The ending of Ms. Bauer's book sums up Emperor Constantine's use of—and remaking of—Christianity to serve his ends:  
The founding of the military orders [in the 12th century] was the closing act in the drama begun by Constantine at the Milvian Bridge. Marching into Rome under the banner of the cross, he had taken a powerful and mysterious theology and bent it to his own purposes. It had promised unity. He needed unification. It had promised ultimate victory. He needed earthly victory at once. It had promised an identity that transcended nationality and language. He had needed to overcome nationalism. Most of all, he needed to convince his soldiers, the people of Rome, and the enemies who threatened him, that he was driven by something higher and more noble than simple ambition.
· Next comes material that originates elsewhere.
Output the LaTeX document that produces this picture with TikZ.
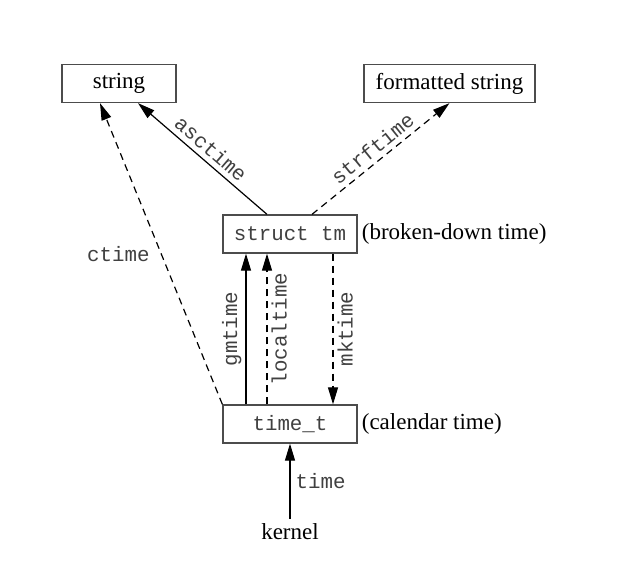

Probably he needed to convince himself, as well. Christianity gave Constantine freedom from guilt over his conquests, at the same time that it lent him the zeal he needed to pursue them. Seven hundred years later, the military orders did exactly the same things for the men who joined them, and gave them a rule, to spell out precisely what they would gain. That marriage of spiritual gain and political power would shape the next five centuries, and the painful and protracted divorce between the two, the centuries after that. 


   

1 comment:

Anna L. Conti said...

Once again, a thoughtful post and something that needs to be illuminated. Don't you just hate it when you discover that those independent decisions you struggled with and came to all on your own, turn out to be part of some giant zeitgeist? It's happened to me more often than I'd like to admit.